For many first-time entrepreneurs, the most stressful part of launching a company comes after the paperwork is filed. The excitement of forming an LLC or registering a corporation often gives way to a realization shared by countless founders: starting a business is easier than running one correctly.
According to the U.S. Small Business Administration and SCORE, a nonprofit that provides mentoring to small businesses, early administrative and financial missteps remain among the most common challenges new owners face. These errors are rarely dramatic, but they can compound quickly during a company’s first year.
Registration
One of the most persistent misconceptions among new founders is that filing formation documents means a business is fully operational. The SBA makes clear that registration is only one step in a longer process that includes licensing, tax setup and compliance requirements that vary by industry and location.

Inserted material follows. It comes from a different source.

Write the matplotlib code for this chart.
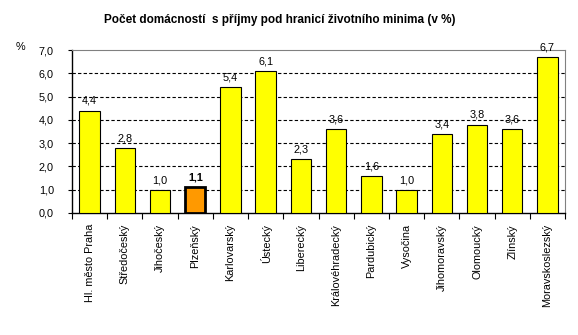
import matplotlib.pyplot as plt

plt.rcParams['font.family'] = ['Liberation Sans', 'DejaVu Sans']

regions = ['Hl. město Praha', 'Středočeský', 'Jihočeský', 'Plzeňský', 'Karlovarský',
           'Ústecký', 'Liberecký', 'Královéhradecký', 'Pardubický', 'Vysočina',
           'Jihomoravský', 'Olomoucký', 'Zlínský', 'Moravskoslezský']
values = [4.4, 2.8, 1.0, 1.1, 5.4, 6.1, 2.3, 3.6, 1.6, 1.0, 3.4, 3.8, 3.6, 6.7]
highlight = 'Plzeňský'

fig = plt.figure(figsize=(5.78, 3.35), dpi=100)
ax = fig.add_axes([0.1246, 0.3642, 0.853, 0.4865])

x = list(range(len(regions)))
colors = ['#FF9900' if r == highlight else '#FFFF00' for r in regions]
widths = [2.0 if r == highlight else 0.8 for r in regions]
ax.bar(x, values, width=0.58, color=colors, edgecolor='black', linewidth=widths, zorder=3)

for i, v in enumerate(values):
    bold = regions[i] == highlight
    ax.text(i, v + 0.2, f'{v:.1f}'.replace('.', ','), ha='center', va='bottom',
            fontsize=7.8, fontweight='bold' if bold else 'normal')

ax.set_xlim(-0.5, len(regions) - 0.5)
ax.set_ylim(0, 7)
ax.set_yticks(range(0, 8))
ax.set_yticklabels([f'{v:.1f}'.replace('.', ',') for v in range(0, 8)], fontsize=7.8)
for yv in range(1, 7):
    ax.axhline(yv, color='black', linestyle=(0, (3, 2)), linewidth=0.8, zorder=1)

ax.set_xticks([i + 0.5 for i in x[:-1]] + [-0.5, len(regions) - 0.5])
ax.set_xticklabels([])
ax.tick_params(axis='x', length=4, direction='out', width=0.8)
ax.tick_params(axis='y', length=3, direction='out', width=0.8, pad=10)
ax.set_xticks(x, minor=True)
ax.set_xticklabels(regions, minor=True, rotation=90, fontsize=7.8)
ax.tick_params(axis='x', which='minor', length=0, pad=8)

ax.spines['top'].set_color('#808080')
ax.spines['right'].set_color('#808080')
ax.spines['left'].set_linewidth(1.0)
ax.spines['bottom'].set_linewidth(1.0)

fig.text(0.484, 0.94, 'Počet domácností  s příjmy pod hranicí životního minima (v %)',
         ha='center', va='center', fontsize=8.5, fontweight='bold')
fig.text(0.035, 0.86, '%', ha='center', va='center', fontsize=7.8)

plt.savefig('out.png', dpi=100)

New owners frequently overlook the need to obtain local or state licenses, register for state and federal taxes or understand employer responsibilities before hiring staff. SCORE notes that failing to address these requirements early can lead to penalties, delayed operations or unexpected costs that strain cash flow.
Projections
Many first-year businesses struggle not because their ideas are flawed, but because their financial projections fall short. The SBA emphasizes projecting both startup costs and ongoing expenses, including rent, insurance, software subscriptions and professional services.
SCORE mentors also report that new owners often underestimate how long it takes to reach consistent revenue. While no universal timeline applies, insufficient cash reserves remain a recurring issue among early-stage companies. Without a realistic budget and contingency plan, even short delays in revenue can create serious problems.
Planning
Another common first-year challenge is failing to develop a written business plan beyond the launch phase. While many founders outline ideas informally, the SBA and SCORE both stress the value of documenting goals, operating costs, pricing strategies and growth assumptions. A living plan—one that is regularly revisited and updated—can help owners track progress and respond to changing conditions.

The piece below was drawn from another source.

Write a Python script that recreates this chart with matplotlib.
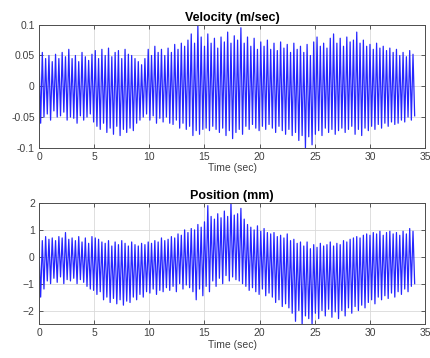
"""Velocity and position traces, MATLAB-style two-panel figure."""
import matplotlib

matplotlib.use("Agg")
import matplotlib.pyplot as plt
import numpy as np

# --- data: per-cycle peaks (about 0.3 s per cycle) ---
vel_hi = [
    0.050, 0.055, 0.045, 0.050, 0.040, 0.052, 0.045, 0.055, 0.048, 0.060,
    0.045, 0.050, 0.040, 0.055, 0.048, 0.042, 0.052, 0.058, 0.045, 0.060,
    0.050, 0.062, 0.048, 0.055, 0.058, 0.045, 0.060, 0.052, 0.050, 0.045,
    0.040, 0.035, 0.045, 0.060, 0.050, 0.065, 0.055, 0.060, 0.050, 0.062,
    0.055, 0.068, 0.060, 0.070, 0.065, 0.075, 0.085, 0.070, 0.098, 0.080,
    0.065, 0.085, 0.070, 0.078, 0.062, 0.080, 0.072, 0.088, 0.070, 0.082,
    0.075, 0.095, 0.070, 0.080, 0.065, 0.078, 0.060, 0.072, 0.065, 0.075,
    0.060, 0.070, 0.058, 0.072, 0.062, 0.068, 0.055, 0.070, 0.060, 0.065,
    0.055, 0.068, 0.050, 0.072, 0.080, 0.065, 0.070, 0.062, 0.078, 0.085,
    0.070, 0.078, 0.065, 0.080, 0.072, 0.075, 0.088, 0.070, 0.075, 0.065,
    0.068, 0.060, 0.070, 0.062, 0.065, 0.058, 0.062, 0.055, 0.060, 0.050,
    0.055, 0.048, 0.058, 0.052,
]
vel_lo = [
    -0.060, -0.050, -0.045, -0.055, -0.040, -0.050, -0.048, -0.042, -0.055, -0.050,
    -0.052, -0.060, -0.048, -0.055, -0.050, -0.045, -0.058, -0.065, -0.070, -0.060,
    -0.075, -0.068, -0.078, -0.065, -0.080, -0.070, -0.075, -0.068, -0.072, -0.060,
    -0.055, -0.050, -0.045, -0.055, -0.048, -0.060, -0.052, -0.058, -0.050, -0.060,
    -0.062, -0.055, -0.068, -0.060, -0.070, -0.065, -0.080, -0.072, -0.078, -0.070,
    -0.068, -0.072, -0.065, -0.070, -0.075, -0.068, -0.080, -0.072, -0.085, -0.075,
    -0.070, -0.078, -0.065, -0.070, -0.062, -0.068, -0.072, -0.065, -0.070, -0.062,
    -0.068, -0.075, -0.065, -0.072, -0.078, -0.070, -0.080, -0.075, -0.088, -0.080,
    -0.100, -0.082, -0.095, -0.078, -0.072, -0.080, -0.068, -0.075, -0.070, -0.078,
    -0.072, -0.068, -0.075, -0.070, -0.065, -0.078, -0.070, -0.080, -0.068, -0.072,
    -0.065, -0.070, -0.062, -0.068, -0.060, -0.065, -0.058, -0.062, -0.060, -0.055,
    -0.058, -0.050, -0.055, -0.048,
]
pos_hi = [
    0.30, 0.60, 0.75, 0.65, 0.70, 0.60, 0.75, 0.70, 0.90, 0.65,
    0.70, 0.60, 0.75, 0.55, 0.70, 0.50, 0.75, 0.70, 0.65, 0.55,
    0.50, 0.60, 0.40, 0.55, 0.45, 0.60, 0.50, 0.40, 0.55, 0.45,
    0.40, 0.50, 0.45, 0.55, 0.50, 0.60, 0.55, 0.70, 0.60, 0.65,
    0.75, 0.70, 0.85, 0.80, 1.00, 0.90, 1.05, 1.00, 1.20, 1.10,
    1.30, 1.90, 1.50, 1.40, 1.60, 1.45, 1.70, 1.50, 2.00, 1.55,
    1.60, 1.80, 1.40, 1.20, 1.10, 1.00, 1.15, 0.95, 1.05, 0.90,
    0.85, 0.90, 0.75, 0.80, 0.70, 0.85, 0.60, 0.65, 0.50, 0.55,
    0.40, 0.55, 0.30, 0.45, 0.35, 0.50, 0.40, 0.45, 0.55, 0.40,
    0.50, 0.45, 0.60, 0.55, 0.65, 0.70, 0.75, 0.70, 0.80, 0.85,
    0.80, 0.90, 0.85, 0.95, 0.80, 0.90, 0.95, 0.85, 0.90, 0.80,
    0.95, 0.85, 1.05, 0.95,
]
pos_lo = [
    -1.50, -1.20, -0.90, -1.00, -0.80, -0.95, -0.75, -1.00, -0.85, -0.90,
    -0.80, -1.00, -0.85, -0.95, -1.10, -1.20, -1.25, -1.40, -1.30, -1.60,
    -1.50, -1.70, -1.55, -1.75, -1.60, -1.80, -1.65, -1.70, -1.50, -1.60,
    -1.40, -1.50, -1.30, -1.35, -1.20, -1.40, -1.25, -1.30, -1.15, -1.25,
    -1.10, -1.30, -1.00, -1.20, -1.05, -1.15, -1.30, -1.60, -1.20, -1.45,
    -1.10, -1.30, -0.90, -1.10, -0.80, -1.00, -0.70, -0.90, -0.75, -0.85,
    -0.90, -1.00, -1.10, -1.25, -1.15, -1.30, -1.40, -1.20, -1.45, -1.35,
    -1.50, -1.70, -1.60, -1.85, -1.75, -1.90, -2.10, -2.40, -2.00, -2.50,
    -2.20, -2.30, -2.50, -2.10, -2.30, -2.00, -2.20, -1.95, -2.25, -2.05,
    -2.30, -2.00, -2.20, -1.90, -2.10, -1.85, -2.00, -1.80, -1.90, -1.70,
    -1.60, -1.75, -1.50, -1.60, -1.45, -1.55, -1.35, -1.50, -1.30, -1.40,
    -1.20, -1.30, -1.10, -1.00,
]
T_END = 34.2  # last sample time (sec)
# ---------------------------------------------------------------------------


def zigzag(hi, lo, t_end):
    n = min(len(hi), len(lo))
    period = t_end / n
    t = np.empty(2 * n)
    y = np.empty(2 * n)
    t[0::2] = np.arange(n) * period
    t[1::2] = (np.arange(n) + 0.5) * period
    y[0::2] = hi[:n]
    y[1::2] = lo[:n]
    return t, y


def style_axes(ax, title, ylim, yticks):
    ax.set_xlim(0, 35)
    ax.set_ylim(*ylim)
    ax.set_xticks(range(0, 36, 5))
    ax.set_yticks(yticks)
    ax.grid(True, color="0.85", linewidth=0.6)
    ax.set_axisbelow(True)
    ax.tick_params(direction="in", length=3, width=0.6, labelsize=7.5,
                   colors="0.25", top=True, right=True, pad=3)
    for s in ax.spines.values():
        s.set_color("0.3")
        s.set_linewidth(0.7)
    ax.set_title(title, fontsize=9, fontweight="bold", pad=3)
    ax.set_xlabel("Time (sec)", fontsize=7.5, color="0.25", labelpad=1)


plt.rcParams["font.family"] = ["Liberation Sans", "DejaVu Sans"]
fig = plt.figure(figsize=(4.3, 3.58), dpi=100)
ax1 = fig.add_axes([0.0907, 0.587, 0.898, 0.344])
ax2 = fig.add_axes([0.0907, 0.095, 0.898, 0.338])

t, v = zigzag(vel_hi, vel_lo, T_END)
ax1.plot(t, v, color=(0.15, 0.15, 1.0), linewidth=0.9)
style_axes(ax1, "Velocity (m/sec)", (-0.1, 0.1), [-0.1, -0.05, 0, 0.05, 0.1])
ax1.set_yticklabels(["-0.1", "-0.05", "0", "0.05", "0.1"])

t, p = zigzag(pos_hi, pos_lo, T_END)
ax2.plot(t, p, color=(0.15, 0.15, 1.0), linewidth=0.9)
style_axes(ax2, "Position (mm)", (-2.5, 2), [-2, -1, 0, 1, 2])

fig.savefig("out.png", dpi=100)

Planning also extends to risk management. New businesses often delay purchasing appropriate insurance coverage or establishing contingency strategies for supply disruptions, staffing shortages or slower-than-expected sales. Taking time early to map out potential scenarios can reduce reactive decision-making later and give founders greater confidence when navigating uncertainty.
Separation
Another early mistake is failing to keep personal and business finances distinct. The SBA advises opening a dedicated business bank account as soon as the company is formed—a step that supports cleaner accounting and protects owners during tax filing and audits.
SCORE warns that commingling funds can complicate bookkeeping, obscure profitability and create legal vulnerabilities. For LLCs and corporations, blurred financial lines may also weaken liability protections.
Systems
Many founders delay establishing formal bookkeeping systems, assuming they can correct records later. Both the SBA and SCORE identify this as a preventable error. Accurate financial tracking is essential for monitoring cash flow, preparing taxes and making informed business decisions.
While the SBA does not prescribe a specific accounting method, it stresses choosing a system early and using it consistently. SCORE mentors often recommend working with a qualified accountant or bookkeeper during the first year to avoid costly corrections later.
Assistance
New business owners frequently underestimate the amount of guidance available at little or no cost. SCORE and the SBA both provide free educational resources, templates and one-on-one mentoring, yet many entrepreneurs delay seeking support until challenges escalate.
SCORE notes that first-time founders sometimes believe asking for help signals weakness. In reality, early guidance can prevent missteps that are difficult to reverse once operations are underway.
Lessons
The SBA’s 10 Steps to Start Your Business and SCORE’s Startup Roadmap both emphasize preparation, planning and ongoing education. Neither organization claims there is a guaranteed formula for success, but both consistently point to the same early mistakes among new owners.
For first-year entrepreneurs, the lesson is not to avoid every error, but to anticipate them. Learning what others “wish they’d known” may be one of the most practical advantages a new business owner can gain before the first year tests their resolve.